SET EXERCISE
Look through the records below, count the lines with the word "this", and reply with only the number.

** Begin **

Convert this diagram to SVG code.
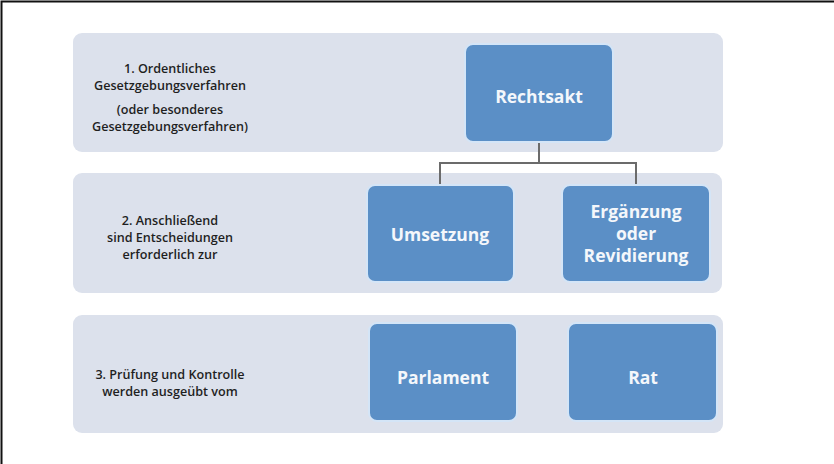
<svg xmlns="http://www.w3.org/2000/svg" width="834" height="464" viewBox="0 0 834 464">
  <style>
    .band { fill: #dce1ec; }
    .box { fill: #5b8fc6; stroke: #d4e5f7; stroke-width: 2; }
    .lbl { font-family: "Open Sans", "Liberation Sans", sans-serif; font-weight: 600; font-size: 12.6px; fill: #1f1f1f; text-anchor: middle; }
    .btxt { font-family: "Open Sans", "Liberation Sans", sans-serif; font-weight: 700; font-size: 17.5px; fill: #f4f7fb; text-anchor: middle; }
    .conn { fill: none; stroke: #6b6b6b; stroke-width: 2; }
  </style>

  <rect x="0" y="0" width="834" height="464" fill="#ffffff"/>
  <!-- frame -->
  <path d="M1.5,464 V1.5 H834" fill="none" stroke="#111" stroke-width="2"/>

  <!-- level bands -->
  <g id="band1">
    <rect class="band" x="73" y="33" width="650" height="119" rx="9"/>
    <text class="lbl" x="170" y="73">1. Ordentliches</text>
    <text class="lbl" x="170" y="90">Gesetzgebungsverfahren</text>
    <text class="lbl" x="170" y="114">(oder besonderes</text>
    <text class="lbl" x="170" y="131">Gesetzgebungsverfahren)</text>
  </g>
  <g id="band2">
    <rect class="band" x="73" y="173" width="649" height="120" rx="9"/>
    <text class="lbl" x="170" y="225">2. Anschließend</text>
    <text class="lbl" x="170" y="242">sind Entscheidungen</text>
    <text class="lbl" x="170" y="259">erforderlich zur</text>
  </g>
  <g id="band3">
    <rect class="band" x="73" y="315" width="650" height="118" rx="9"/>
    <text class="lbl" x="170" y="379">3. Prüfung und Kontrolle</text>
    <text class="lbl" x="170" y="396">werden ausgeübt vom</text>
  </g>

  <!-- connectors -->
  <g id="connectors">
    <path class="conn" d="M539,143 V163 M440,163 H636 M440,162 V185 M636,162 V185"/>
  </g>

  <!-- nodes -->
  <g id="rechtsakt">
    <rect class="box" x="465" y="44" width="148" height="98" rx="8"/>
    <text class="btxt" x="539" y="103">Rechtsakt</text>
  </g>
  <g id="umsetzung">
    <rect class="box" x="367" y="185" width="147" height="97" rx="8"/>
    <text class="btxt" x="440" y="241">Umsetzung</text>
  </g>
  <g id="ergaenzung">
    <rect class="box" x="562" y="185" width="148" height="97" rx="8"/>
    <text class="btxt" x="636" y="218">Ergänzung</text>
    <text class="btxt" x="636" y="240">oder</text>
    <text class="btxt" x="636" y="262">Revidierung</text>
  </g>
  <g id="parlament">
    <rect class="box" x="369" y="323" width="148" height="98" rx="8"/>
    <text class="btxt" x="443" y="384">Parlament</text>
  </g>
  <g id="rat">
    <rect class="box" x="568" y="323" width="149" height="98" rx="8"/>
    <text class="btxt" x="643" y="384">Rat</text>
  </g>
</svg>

** End **
** Begin **

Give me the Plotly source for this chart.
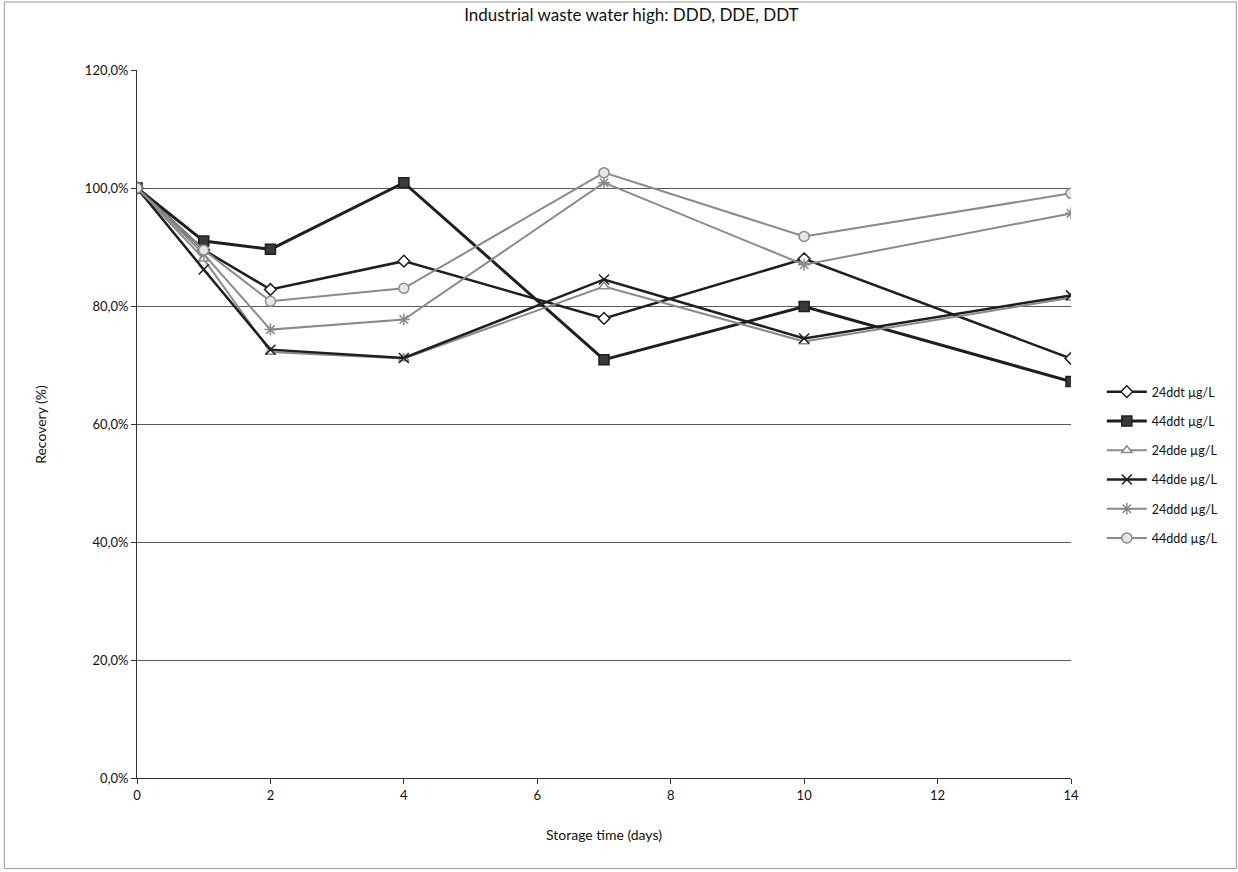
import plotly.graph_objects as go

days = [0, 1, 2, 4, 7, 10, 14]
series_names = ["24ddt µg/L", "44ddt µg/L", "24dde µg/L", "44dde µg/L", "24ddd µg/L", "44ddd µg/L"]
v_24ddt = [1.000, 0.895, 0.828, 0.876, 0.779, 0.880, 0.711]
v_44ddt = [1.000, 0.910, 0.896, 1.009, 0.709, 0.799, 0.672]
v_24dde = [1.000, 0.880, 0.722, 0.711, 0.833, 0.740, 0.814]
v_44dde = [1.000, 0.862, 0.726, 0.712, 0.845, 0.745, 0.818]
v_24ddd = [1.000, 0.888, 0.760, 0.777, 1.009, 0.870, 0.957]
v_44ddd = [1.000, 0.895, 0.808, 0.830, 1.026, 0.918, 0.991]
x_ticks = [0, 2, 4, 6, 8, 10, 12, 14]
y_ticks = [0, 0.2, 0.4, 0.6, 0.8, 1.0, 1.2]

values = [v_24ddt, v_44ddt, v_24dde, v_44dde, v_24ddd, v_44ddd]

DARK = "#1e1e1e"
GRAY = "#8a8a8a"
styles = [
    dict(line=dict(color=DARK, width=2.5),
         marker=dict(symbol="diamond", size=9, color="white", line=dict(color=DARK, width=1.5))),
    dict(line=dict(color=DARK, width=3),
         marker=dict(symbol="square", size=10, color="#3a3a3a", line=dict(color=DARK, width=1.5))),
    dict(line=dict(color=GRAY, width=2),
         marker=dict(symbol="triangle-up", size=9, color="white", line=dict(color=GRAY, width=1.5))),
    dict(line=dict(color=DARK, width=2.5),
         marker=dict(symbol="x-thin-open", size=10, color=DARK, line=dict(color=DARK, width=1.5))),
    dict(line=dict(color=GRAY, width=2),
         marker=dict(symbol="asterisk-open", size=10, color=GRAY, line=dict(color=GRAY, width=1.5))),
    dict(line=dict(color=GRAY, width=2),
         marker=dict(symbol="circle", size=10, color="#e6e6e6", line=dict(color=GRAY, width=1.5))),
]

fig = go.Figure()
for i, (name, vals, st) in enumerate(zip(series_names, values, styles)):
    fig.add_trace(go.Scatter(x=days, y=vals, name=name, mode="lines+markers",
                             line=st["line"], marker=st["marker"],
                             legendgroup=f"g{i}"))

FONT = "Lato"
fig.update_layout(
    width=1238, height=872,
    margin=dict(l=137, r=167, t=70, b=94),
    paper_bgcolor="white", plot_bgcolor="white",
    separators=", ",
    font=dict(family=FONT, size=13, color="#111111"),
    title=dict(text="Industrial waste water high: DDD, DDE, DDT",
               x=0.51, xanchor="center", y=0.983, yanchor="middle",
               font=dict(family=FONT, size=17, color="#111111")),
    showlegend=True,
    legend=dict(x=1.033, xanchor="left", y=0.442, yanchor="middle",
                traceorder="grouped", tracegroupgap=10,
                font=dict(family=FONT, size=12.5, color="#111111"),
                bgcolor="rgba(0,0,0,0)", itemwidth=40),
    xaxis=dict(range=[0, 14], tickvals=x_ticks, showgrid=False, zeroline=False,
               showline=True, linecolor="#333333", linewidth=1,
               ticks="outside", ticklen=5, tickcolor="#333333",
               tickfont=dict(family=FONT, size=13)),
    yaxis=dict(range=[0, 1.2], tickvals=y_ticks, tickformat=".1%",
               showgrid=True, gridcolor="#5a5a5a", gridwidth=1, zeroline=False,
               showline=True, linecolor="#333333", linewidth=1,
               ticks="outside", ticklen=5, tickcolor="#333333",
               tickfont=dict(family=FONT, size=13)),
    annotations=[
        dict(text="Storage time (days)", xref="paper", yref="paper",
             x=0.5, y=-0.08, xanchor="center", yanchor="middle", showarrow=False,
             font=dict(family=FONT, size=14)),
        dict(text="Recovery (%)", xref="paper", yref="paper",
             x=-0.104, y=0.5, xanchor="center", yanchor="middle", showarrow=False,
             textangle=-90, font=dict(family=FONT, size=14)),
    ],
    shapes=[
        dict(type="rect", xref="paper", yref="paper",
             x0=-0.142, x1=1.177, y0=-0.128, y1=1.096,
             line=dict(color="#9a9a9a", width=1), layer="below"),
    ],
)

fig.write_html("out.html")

** End **
** Begin **

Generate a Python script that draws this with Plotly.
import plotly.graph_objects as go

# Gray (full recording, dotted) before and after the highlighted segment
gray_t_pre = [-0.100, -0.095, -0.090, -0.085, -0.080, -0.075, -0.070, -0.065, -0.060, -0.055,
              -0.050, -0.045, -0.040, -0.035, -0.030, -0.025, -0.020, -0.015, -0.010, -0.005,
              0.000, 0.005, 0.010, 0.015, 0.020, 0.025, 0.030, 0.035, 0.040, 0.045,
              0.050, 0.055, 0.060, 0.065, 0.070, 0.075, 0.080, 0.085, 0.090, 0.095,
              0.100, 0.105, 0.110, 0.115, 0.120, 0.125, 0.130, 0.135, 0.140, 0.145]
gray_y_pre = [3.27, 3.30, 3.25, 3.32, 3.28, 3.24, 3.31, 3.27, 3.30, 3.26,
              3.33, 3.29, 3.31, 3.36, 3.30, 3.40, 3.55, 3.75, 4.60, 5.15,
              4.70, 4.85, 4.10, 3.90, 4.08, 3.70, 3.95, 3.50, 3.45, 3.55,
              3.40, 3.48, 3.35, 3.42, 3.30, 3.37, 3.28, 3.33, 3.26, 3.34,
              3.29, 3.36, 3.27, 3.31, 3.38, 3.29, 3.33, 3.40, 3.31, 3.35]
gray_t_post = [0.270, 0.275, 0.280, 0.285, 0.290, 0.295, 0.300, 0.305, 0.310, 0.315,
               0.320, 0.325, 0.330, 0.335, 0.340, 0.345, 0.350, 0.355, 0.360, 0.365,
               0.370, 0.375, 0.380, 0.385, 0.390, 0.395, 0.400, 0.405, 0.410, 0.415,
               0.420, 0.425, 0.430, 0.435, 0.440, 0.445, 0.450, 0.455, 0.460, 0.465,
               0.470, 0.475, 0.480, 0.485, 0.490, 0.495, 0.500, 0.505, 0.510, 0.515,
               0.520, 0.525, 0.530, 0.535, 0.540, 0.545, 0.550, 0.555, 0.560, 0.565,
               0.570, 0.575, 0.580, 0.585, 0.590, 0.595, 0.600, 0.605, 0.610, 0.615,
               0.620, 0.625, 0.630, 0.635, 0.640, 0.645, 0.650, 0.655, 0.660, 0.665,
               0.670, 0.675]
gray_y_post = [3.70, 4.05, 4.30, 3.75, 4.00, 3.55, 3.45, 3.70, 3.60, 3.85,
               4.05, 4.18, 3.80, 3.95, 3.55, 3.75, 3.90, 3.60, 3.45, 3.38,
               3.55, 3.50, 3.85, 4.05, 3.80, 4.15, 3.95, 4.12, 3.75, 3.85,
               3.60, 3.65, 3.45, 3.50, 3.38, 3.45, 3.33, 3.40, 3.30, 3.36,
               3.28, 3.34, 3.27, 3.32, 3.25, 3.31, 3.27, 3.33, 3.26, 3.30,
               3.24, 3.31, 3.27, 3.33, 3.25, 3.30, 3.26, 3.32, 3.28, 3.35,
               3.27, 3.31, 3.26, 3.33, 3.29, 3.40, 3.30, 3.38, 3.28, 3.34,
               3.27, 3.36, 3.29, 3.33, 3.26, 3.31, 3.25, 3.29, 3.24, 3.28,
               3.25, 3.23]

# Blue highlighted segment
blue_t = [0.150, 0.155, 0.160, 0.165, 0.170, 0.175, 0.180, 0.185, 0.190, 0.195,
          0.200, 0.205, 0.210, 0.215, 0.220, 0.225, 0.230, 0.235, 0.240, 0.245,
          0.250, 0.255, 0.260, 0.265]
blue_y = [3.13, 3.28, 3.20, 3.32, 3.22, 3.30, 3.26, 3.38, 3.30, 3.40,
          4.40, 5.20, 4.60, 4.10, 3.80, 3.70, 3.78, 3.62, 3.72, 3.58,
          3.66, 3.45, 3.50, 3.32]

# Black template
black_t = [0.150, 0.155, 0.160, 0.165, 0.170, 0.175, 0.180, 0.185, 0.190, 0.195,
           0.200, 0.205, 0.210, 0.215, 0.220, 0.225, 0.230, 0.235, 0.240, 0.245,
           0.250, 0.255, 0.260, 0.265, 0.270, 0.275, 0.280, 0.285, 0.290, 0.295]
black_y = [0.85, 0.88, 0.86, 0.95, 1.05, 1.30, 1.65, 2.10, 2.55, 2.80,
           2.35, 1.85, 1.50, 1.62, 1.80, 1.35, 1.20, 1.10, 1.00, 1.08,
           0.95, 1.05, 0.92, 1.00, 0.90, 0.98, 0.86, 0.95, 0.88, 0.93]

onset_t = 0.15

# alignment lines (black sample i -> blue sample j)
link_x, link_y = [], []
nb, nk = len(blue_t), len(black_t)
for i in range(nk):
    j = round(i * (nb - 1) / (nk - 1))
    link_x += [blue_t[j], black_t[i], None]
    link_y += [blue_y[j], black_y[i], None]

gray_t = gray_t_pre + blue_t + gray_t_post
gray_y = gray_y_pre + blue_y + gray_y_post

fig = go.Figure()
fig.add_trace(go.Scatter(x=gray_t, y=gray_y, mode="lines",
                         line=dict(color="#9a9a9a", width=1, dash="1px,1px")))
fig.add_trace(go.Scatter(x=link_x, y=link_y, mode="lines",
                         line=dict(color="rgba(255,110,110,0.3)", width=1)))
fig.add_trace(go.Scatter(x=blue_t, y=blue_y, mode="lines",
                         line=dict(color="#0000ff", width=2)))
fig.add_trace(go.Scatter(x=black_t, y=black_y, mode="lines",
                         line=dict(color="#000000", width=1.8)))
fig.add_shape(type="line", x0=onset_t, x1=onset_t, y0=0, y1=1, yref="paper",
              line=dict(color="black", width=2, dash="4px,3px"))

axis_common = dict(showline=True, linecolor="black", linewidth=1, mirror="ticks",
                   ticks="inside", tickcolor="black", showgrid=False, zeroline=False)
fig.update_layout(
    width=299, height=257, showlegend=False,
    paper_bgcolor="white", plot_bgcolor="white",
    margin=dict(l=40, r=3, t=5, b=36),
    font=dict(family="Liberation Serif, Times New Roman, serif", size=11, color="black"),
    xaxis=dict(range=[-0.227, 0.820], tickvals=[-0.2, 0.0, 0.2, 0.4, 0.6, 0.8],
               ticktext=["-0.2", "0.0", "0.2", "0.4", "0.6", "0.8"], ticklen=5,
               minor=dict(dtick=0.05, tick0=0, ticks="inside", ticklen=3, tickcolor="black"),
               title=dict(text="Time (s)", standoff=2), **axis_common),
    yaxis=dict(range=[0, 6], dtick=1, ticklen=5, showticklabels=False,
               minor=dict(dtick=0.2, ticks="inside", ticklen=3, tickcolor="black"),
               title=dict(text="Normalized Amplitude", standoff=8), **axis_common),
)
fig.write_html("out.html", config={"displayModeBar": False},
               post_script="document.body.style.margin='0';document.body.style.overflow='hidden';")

** End **

PROBLEM SOLUTION
3